A new model of development is taking shape, reframing land not as a constraint but as an opportunity. Forward-thinking developers are embedding a responsible approach to land use from the outset. Site selection now considers not only power availability and connectivity but also ecological sensitivity and potential for restoration and regeneration. Brownfield sites offer opportunities to regenerate previously degraded land, turning liabilities into assets.
Genuine care for the natural environment goes further than avoiding harm. It encompasses biodiversity initiatives designed to enhance rather than merely preserve local ecosystems—rewilding surrounding areas, creating habitats for native species, implementing green corridors that integrate the facility into the broader landscape. These measures signal commitment to leaving land in a better state than it was found.
Equally important is creating tangible community value: local employment, skills development, shared infrastructure, and public amenities. When communities see direct benefits, the narrative shifts. The data center becomes a contributor to regional development rather than an imposition.
There is also a strategic advantage. As demand for AI infrastructure intensifies, suitable land becomes increasingly scarce and valuable. Developers demonstrating a track record of responsible operations will be better positioned to secure approvals, build partnerships, and scale sustainably. Environmental and social responsibility is not just an ethical imperative—it is a competitive differentiator.
The alternative is a growing disconnect. If data centers are perceived as extractive or disruptive, opposition will intensify, slowing progress the industry seeks to enable.
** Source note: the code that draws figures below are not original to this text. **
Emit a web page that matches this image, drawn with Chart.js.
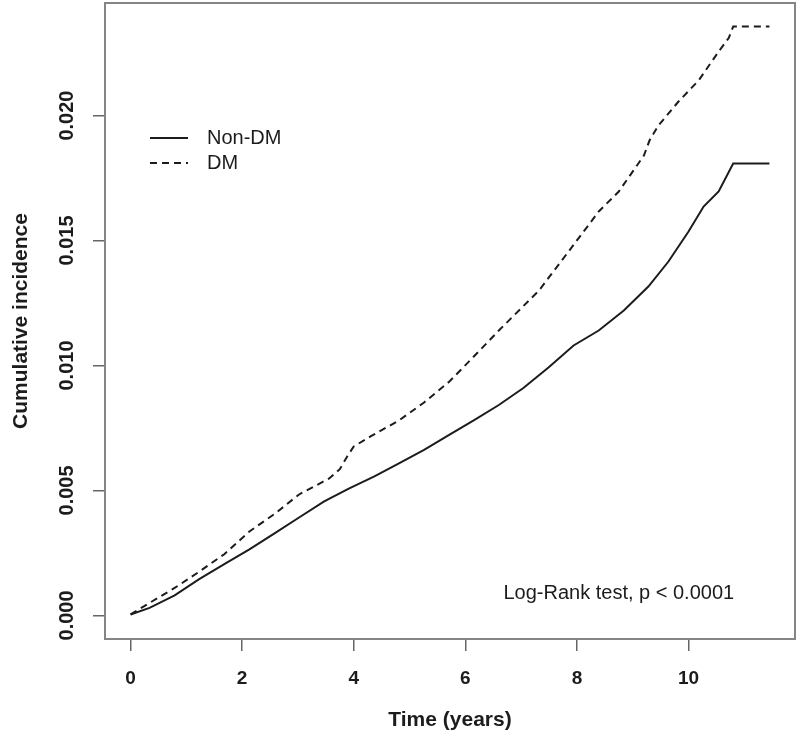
<!DOCTYPE html>
<html><head><meta charset="utf-8">
<script src="https://cdn.jsdelivr.net/npm/chart.js@4/dist/chart.umd.min.js"></script>
<style>html,body{margin:0;padding:0;background:#fff}</style>
</head><body>
<canvas id="c" width="800" height="744"></canvas>
<script>
// ---- data ----
const seriesLabels = ['Non-DM', 'DM'];
const timeNonDM = [0,0.34,0.79,1.23,1.68,2.13,2.58,3.02,3.47,3.92,4.37,4.81,5.26,5.71,6.15,6.6,7.04,7.49,7.94,8.39,8.84,9.28,9.64,10.0,10.27,10.54,10.8,11.45];
const cumNonDM  = [0.00004,0.0003,0.0008,0.00145,0.00205,0.00264,0.00328,0.00392,0.00456,0.00508,0.00556,0.00608,0.00662,0.00722,0.00780,0.00842,0.00910,0.00992,0.01080,0.01140,0.01220,0.01316,0.01416,0.01536,0.01636,0.01696,0.01808,0.01808];
const timeDM = [0,0.34,0.79,1.23,1.68,2.13,2.58,3.02,3.56,3.75,3.88,4.0,4.3,4.81,5.26,5.71,6.24,6.6,7.32,7.85,8.39,8.75,9.2,9.3,9.46,9.82,10.18,10.54,10.72,10.8,11.45];
const cumDM  = [0.00004,0.0005,0.0011,0.00175,0.00245,0.00336,0.00406,0.00484,0.00548,0.00585,0.00635,0.00676,0.00716,0.00780,0.00852,0.00935,0.01056,0.01140,0.01300,0.01456,0.01616,0.01696,0.01840,0.01900,0.01960,0.02056,0.02140,0.02256,0.02310,0.02356,0.02356];
const xTicks = [0, 2, 4, 6, 8, 10];
const yTicks = [0, 0.005, 0.010, 0.015, 0.020];
const xTitle = 'Time (years)';
const yTitle = 'Cumulative incidence';
const testLabel = 'Log-Rank test, p < 0.0001';
const testPos = [8.75, 0.00088];

// ---- styles ----
const FONT = '"Liberation Sans", Arial, Helvetica, sans-serif';
const INK = '#1c1c1c';
const dashes = [[], [7, 5]];

const toXY = (t, v) => t.map((x, i) => ({x, y: v[i]}));
const dataSets = [toXY(timeNonDM, cumNonDM), toXY(timeDM, cumDM)];

const xmax = Math.max(...timeNonDM, ...timeDM);
const ymax = Math.max(...cumNonDM, ...cumDM);
const padX = xmax * 0.04, padY = ymax * 0.04;

const decor = {
  id: 'decor',
  afterDatasetsDraw(chart) {
    const {ctx, chartArea: a, scales} = chart;
    ctx.save();
    ctx.strokeStyle = '#858585';
    ctx.lineWidth = 2;
    ctx.strokeRect(a.left, a.top, a.right - a.left, a.bottom - a.top);
    ctx.font = '20px ' + FONT;
    ctx.fillStyle = INK;
    ctx.textBaseline = 'middle';
    ctx.textAlign = 'left';
    chart.data.datasets.forEach((ds, i) => {
      const y = a.top + 135 + i * 25;
      const x0 = a.left + 45;
      ctx.strokeStyle = ds.borderColor;
      ctx.lineWidth = ds.borderWidth;
      ctx.setLineDash(ds.borderDash || []);
      ctx.beginPath();
      ctx.moveTo(x0, y); ctx.lineTo(x0 + 38, y);
      ctx.stroke();
      ctx.setLineDash([]);
      ctx.fillText(ds.label, x0 + 57, y);
    });
    ctx.textAlign = 'center';
    ctx.fillText(testLabel, scales.x.getPixelForValue(testPos[0]), scales.y.getPixelForValue(testPos[1]));
    ctx.restore();
  }
};

new Chart(document.getElementById('c'), {
  type: 'line',
  data: {
    datasets: dataSets.map((d, i) => ({
      label: seriesLabels[i],
      data: d,
      borderColor: INK,
      borderWidth: 2,
      borderDash: dashes[i],
      pointRadius: 0,
      fill: false,
      tension: 0
    }))
  },
  options: {
    responsive: false,
    animation: false,
    devicePixelRatio: 1,
    layout: {padding: {top: 3, right: 5, left: 0, bottom: 0}},
    plugins: {legend: {display: false}, tooltip: {enabled: false}},
    scales: {
      x: {
        type: 'linear',
        min: -padX, max: xmax + padX,
        afterBuildTicks: s => { s.ticks = xTicks.map(v => ({value: v})); },
        afterFit: s => { s.height = 105; s.paddingLeft = 0; s.paddingRight = 0; },
        grid: {drawOnChartArea: false, drawTicks: true, tickLength: 12, color: '#666', lineWidth: 1.5},
        border: {display: false},
        ticks: {color: INK, font: {family: FONT, size: 19, weight: 'bold'}, padding: 16, maxRotation: 0,
                callback: v => String(v)},
        title: {display: true, text: xTitle, color: INK, font: {family: FONT, size: 21, weight: 'bold'}, padding: {top: 0, bottom: 11}}
      },
      y: {
        type: 'linear',
        min: -padY, max: ymax + padY,
        afterBuildTicks: s => { s.ticks = yTicks.map(v => ({value: v})); },
        afterFit: s => { s.width = 105; s.paddingTop = 0; s.paddingBottom = 0; },
        grid: {drawOnChartArea: false, drawTicks: true, tickLength: 12, color: '#666', lineWidth: 1.5},
        border: {display: false},
        ticks: {color: INK, font: {family: FONT, size: 20, weight: 'bold'}, padding: 0, minRotation: 90, maxRotation: 90,
                crossAlign: 'center', callback: v => v.toFixed(3)},
        title: {display: true, text: yTitle, color: INK, font: {family: FONT, size: 21, weight: 'bold'}, padding: {top: 9, bottom: 0}}
      }
    }
  },
  plugins: [decor]
});
</script>
</body></html>
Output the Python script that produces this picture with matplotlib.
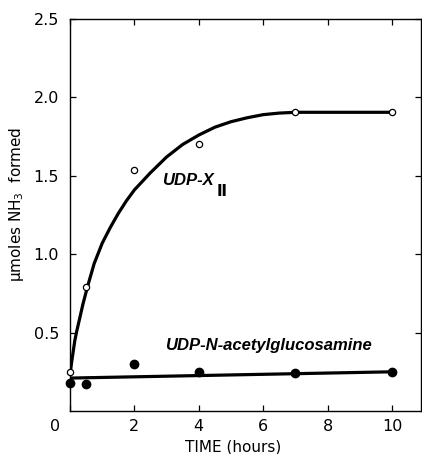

This could create bottlenecks in deploying critical digital infrastructure, with far-reaching implications for innovation and economic growth.
The stakes are particularly high in the era of AI. As governments and businesses invest heavily in digital transformation, underlying infrastructure must keep pace. But speed cannot come at the expense of sustainability or public trust. The industry must recognize that its license to operate is no longer guaranteed—it must be earned, site by site, community by community.
Ultimately, responsibility for the land upon which we build is about redefining what data center development can and should be. By integrating environmental restoration, biodiversity, and community value into their projects, developers have an opportunity to transform perceptions and create lasting positive impact. Data centers can be seen not as intrusions on the landscape, but as integral parts of it, supporting both the digital economy and the natural world on which it depends.
The industry has not lost the plot yet. But to keep it, it must start treating land not as a commodity, but as a responsibility.